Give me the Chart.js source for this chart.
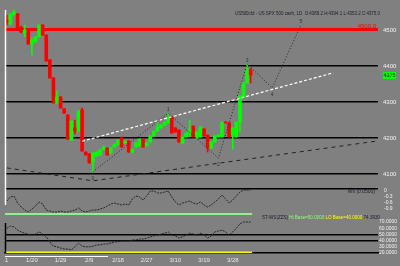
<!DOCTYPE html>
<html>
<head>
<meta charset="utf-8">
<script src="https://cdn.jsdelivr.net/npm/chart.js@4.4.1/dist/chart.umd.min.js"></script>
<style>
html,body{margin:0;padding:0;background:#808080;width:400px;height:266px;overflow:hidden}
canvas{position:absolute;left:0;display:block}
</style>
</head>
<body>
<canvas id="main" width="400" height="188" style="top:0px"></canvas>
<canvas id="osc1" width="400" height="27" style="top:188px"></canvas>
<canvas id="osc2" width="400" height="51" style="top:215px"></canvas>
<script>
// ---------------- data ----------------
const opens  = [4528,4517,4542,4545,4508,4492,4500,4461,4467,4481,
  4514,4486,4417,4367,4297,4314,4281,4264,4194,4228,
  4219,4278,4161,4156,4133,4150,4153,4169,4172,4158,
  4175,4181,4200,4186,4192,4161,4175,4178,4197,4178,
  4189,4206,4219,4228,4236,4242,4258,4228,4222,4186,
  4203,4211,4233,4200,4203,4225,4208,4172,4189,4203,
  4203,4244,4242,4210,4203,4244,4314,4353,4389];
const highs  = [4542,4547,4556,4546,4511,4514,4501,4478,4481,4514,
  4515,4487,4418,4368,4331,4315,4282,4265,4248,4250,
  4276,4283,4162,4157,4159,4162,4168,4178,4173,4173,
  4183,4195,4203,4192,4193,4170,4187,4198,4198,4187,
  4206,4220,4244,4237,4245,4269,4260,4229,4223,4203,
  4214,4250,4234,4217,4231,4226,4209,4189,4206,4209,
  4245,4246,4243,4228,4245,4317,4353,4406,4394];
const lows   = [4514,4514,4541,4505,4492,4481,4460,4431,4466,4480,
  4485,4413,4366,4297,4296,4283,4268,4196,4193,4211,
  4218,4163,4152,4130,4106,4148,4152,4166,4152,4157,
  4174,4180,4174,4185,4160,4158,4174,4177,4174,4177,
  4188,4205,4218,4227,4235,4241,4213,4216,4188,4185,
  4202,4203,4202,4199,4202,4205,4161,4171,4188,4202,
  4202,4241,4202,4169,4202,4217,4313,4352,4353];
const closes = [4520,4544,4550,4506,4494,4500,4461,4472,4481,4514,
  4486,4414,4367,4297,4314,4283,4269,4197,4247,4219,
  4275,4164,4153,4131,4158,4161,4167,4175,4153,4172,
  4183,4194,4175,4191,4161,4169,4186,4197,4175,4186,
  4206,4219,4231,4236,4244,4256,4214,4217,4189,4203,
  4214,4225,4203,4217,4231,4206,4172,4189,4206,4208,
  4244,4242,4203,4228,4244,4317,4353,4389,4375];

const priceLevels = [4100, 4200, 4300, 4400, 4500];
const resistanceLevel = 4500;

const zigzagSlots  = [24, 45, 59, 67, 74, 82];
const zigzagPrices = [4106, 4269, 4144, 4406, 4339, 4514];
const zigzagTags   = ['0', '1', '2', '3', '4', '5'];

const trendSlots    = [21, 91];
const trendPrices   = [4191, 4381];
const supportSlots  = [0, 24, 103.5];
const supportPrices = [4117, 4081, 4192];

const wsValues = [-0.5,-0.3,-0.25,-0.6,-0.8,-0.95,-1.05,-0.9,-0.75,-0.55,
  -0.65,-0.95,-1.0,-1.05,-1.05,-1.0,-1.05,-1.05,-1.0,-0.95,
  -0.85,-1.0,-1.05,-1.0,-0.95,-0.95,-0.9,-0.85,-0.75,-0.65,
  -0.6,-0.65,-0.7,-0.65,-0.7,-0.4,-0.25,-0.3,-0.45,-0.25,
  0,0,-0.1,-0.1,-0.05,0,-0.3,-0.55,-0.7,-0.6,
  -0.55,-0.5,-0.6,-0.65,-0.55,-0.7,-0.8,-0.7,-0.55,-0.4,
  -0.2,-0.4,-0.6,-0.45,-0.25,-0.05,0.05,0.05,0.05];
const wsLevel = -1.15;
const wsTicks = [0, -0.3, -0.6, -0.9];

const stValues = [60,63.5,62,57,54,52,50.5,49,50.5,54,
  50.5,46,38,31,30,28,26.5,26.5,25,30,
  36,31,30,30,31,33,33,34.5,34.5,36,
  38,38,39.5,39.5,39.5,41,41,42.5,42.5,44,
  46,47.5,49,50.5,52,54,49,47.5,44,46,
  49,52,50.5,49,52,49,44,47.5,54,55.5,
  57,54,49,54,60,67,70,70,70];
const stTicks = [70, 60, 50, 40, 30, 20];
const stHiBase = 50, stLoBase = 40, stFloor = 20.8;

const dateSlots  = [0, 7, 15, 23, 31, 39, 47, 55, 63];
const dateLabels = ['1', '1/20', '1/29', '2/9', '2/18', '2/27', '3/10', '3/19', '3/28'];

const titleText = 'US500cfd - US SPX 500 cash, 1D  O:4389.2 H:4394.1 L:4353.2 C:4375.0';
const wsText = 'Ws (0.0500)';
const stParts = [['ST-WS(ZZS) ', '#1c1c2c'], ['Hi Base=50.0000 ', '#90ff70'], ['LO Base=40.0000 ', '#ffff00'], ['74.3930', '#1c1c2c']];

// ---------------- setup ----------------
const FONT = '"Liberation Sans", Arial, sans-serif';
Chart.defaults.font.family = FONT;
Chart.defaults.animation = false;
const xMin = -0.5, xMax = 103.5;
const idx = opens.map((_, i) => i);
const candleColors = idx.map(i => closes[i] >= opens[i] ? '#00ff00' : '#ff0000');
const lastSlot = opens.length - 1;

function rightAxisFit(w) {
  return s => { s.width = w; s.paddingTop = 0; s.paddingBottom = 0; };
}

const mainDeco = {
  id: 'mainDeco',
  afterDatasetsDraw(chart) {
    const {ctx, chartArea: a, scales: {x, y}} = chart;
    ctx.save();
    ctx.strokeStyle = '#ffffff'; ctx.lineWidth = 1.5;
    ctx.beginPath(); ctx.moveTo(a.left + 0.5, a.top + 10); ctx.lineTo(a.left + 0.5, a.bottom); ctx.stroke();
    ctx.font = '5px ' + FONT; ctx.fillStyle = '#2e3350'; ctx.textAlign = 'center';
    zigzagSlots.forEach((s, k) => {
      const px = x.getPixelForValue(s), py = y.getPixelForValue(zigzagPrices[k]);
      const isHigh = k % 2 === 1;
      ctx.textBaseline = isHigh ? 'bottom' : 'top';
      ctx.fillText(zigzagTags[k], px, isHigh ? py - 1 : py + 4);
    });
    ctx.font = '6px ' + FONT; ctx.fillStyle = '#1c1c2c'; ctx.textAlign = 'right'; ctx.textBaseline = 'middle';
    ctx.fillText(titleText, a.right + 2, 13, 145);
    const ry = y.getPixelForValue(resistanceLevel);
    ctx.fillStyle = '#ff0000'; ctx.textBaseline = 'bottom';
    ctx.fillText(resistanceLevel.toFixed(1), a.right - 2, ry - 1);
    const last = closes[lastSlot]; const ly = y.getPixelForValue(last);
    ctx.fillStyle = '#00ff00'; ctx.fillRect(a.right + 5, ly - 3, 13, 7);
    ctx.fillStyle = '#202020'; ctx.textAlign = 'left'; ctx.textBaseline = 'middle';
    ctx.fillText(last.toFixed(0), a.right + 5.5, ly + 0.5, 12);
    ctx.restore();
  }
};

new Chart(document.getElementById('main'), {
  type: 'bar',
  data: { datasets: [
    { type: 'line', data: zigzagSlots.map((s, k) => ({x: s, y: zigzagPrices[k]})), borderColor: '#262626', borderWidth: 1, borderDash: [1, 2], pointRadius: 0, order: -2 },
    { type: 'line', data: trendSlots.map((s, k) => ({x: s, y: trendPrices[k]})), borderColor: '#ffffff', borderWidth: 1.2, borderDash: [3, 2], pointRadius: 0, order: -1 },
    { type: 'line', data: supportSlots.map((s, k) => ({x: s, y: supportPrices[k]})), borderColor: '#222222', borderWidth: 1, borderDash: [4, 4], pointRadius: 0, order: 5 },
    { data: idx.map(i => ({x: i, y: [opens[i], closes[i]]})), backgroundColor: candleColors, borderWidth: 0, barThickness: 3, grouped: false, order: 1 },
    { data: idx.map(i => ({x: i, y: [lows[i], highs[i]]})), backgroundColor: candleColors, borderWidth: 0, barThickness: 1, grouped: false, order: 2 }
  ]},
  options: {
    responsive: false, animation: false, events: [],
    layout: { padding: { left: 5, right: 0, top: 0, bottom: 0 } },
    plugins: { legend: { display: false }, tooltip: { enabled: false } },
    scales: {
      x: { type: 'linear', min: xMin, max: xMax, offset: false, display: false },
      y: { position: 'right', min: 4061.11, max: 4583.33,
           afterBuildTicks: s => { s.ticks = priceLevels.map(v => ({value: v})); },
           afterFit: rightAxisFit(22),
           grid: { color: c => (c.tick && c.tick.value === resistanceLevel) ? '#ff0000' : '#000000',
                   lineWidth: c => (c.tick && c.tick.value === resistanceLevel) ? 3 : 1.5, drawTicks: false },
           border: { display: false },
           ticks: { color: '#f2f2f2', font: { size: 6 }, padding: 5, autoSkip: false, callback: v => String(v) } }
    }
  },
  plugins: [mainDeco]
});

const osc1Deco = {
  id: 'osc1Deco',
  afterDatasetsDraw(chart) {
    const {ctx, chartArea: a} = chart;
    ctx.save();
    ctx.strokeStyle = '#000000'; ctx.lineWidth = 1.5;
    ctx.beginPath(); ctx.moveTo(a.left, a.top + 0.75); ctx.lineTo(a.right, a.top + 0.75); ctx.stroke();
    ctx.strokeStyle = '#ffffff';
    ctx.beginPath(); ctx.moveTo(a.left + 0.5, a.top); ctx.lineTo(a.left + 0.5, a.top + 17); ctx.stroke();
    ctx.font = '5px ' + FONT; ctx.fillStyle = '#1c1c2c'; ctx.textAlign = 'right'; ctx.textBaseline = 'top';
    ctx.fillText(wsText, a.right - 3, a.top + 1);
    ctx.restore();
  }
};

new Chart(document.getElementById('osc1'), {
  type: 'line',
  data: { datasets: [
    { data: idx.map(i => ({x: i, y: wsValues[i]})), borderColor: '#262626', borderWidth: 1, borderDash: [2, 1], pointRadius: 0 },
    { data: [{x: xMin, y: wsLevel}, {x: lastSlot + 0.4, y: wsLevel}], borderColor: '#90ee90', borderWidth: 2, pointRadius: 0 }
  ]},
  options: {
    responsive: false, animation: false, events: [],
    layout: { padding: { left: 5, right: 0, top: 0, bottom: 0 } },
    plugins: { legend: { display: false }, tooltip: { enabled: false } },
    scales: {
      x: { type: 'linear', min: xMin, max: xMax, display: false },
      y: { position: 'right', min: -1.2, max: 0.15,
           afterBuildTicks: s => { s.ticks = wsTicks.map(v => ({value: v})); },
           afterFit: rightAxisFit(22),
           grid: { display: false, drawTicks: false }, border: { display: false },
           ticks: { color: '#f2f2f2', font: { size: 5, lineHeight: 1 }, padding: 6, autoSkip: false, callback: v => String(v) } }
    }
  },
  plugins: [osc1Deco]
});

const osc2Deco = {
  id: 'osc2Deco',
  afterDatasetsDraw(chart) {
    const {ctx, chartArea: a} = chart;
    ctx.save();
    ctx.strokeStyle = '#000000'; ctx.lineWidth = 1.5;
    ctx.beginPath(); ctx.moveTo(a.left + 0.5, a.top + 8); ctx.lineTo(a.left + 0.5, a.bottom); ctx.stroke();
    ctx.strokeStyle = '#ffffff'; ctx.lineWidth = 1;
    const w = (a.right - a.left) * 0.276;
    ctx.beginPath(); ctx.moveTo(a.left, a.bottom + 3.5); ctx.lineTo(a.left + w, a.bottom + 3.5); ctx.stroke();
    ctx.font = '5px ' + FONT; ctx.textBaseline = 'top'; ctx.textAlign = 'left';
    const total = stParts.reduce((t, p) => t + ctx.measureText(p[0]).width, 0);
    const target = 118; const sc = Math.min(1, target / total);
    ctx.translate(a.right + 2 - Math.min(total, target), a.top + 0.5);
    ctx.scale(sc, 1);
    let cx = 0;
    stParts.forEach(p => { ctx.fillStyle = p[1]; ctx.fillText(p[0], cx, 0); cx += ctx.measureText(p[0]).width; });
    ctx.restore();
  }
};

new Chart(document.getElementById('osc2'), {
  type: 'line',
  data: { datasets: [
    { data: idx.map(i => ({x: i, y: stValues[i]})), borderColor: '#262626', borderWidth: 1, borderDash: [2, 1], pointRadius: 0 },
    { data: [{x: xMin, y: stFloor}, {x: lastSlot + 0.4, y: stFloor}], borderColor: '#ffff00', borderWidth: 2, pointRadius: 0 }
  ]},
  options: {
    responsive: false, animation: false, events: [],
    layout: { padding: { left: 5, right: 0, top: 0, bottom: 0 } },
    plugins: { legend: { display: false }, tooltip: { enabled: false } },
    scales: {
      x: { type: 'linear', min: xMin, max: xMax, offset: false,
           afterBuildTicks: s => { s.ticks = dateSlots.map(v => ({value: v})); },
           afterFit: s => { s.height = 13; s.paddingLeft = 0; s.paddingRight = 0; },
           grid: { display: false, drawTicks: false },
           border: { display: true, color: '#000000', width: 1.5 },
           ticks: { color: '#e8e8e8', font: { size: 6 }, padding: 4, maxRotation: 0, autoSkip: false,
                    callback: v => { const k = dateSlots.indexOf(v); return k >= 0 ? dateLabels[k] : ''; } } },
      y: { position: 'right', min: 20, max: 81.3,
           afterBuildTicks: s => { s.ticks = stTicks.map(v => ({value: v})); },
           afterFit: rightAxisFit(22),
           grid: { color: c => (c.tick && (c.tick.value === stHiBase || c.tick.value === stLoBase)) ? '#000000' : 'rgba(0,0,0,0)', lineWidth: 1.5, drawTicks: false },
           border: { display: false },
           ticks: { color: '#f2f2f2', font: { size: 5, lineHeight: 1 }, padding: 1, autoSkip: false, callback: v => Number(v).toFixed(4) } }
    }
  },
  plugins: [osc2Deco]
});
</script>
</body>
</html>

WORK TO COMPLETE:
With all pictures left out, please transcribe exactly the lines from the start of the material through the line with "const resistanceLevel = 4500;".

WRITTEN ANSWER:
Give me the Chart.js source for this chart.
<!DOCTYPE html>
<html>
<head>
<meta charset="utf-8">
<script src="https://cdn.jsdelivr.net/npm/chart.js@4.4.1/dist/chart.umd.min.js"></script>
<style>
html,body{margin:0;padding:0;background:#808080;width:400px;height:266px;overflow:hidden}
canvas{position:absolute;left:0;display:block}
</style>
</head>
<body>
<canvas id="main" width="400" height="188" style="top:0px"></canvas>
<canvas id="osc1" width="400" height="27" style="top:188px"></canvas>
<canvas id="osc2" width="400" height="51" style="top:215px"></canvas>
<script>
// ---------------- data ----------------
const opens  = [4528,4517,4542,4545,4508,4492,4500,4461,4467,4481,
  4514,4486,4417,4367,4297,4314,4281,4264,4194,4228,
  4219,4278,4161,4156,4133,4150,4153,4169,4172,4158,
  4175,4181,4200,4186,4192,4161,4175,4178,4197,4178,
  4189,4206,4219,4228,4236,4242,4258,4228,4222,4186,
  4203,4211,4233,4200,4203,4225,4208,4172,4189,4203,
  4203,4244,4242,4210,4203,4244,4314,4353,4389];
const highs  = [4542,4547,4556,4546,4511,4514,4501,4478,4481,4514,
  4515,4487,4418,4368,4331,4315,4282,4265,4248,4250,
  4276,4283,4162,4157,4159,4162,4168,4178,4173,4173,
  4183,4195,4203,4192,4193,4170,4187,4198,4198,4187,
  4206,4220,4244,4237,4245,4269,4260,4229,4223,4203,
  4214,4250,4234,4217,4231,4226,4209,4189,4206,4209,
  4245,4246,4243,4228,4245,4317,4353,4406,4394];
const lows   = [4514,4514,4541,4505,4492,4481,4460,4431,4466,4480,
  4485,4413,4366,4297,4296,4283,4268,4196,4193,4211,
  4218,4163,4152,4130,4106,4148,4152,4166,4152,4157,
  4174,4180,4174,4185,4160,4158,4174,4177,4174,4177,
  4188,4205,4218,4227,4235,4241,4213,4216,4188,4185,
  4202,4203,4202,4199,4202,4205,4161,4171,4188,4202,
  4202,4241,4202,4169,4202,4217,4313,4352,4353];
const closes = [4520,4544,4550,4506,4494,4500,4461,4472,4481,4514,
  4486,4414,4367,4297,4314,4283,4269,4197,4247,4219,
  4275,4164,4153,4131,4158,4161,4167,4175,4153,4172,
  4183,4194,4175,4191,4161,4169,4186,4197,4175,4186,
  4206,4219,4231,4236,4244,4256,4214,4217,4189,4203,
  4214,4225,4203,4217,4231,4206,4172,4189,4206,4208,
  4244,4242,4203,4228,4244,4317,4353,4389,4375];

const priceLevels = [4100, 4200, 4300, 4400, 4500];
const resistanceLevel = 4500;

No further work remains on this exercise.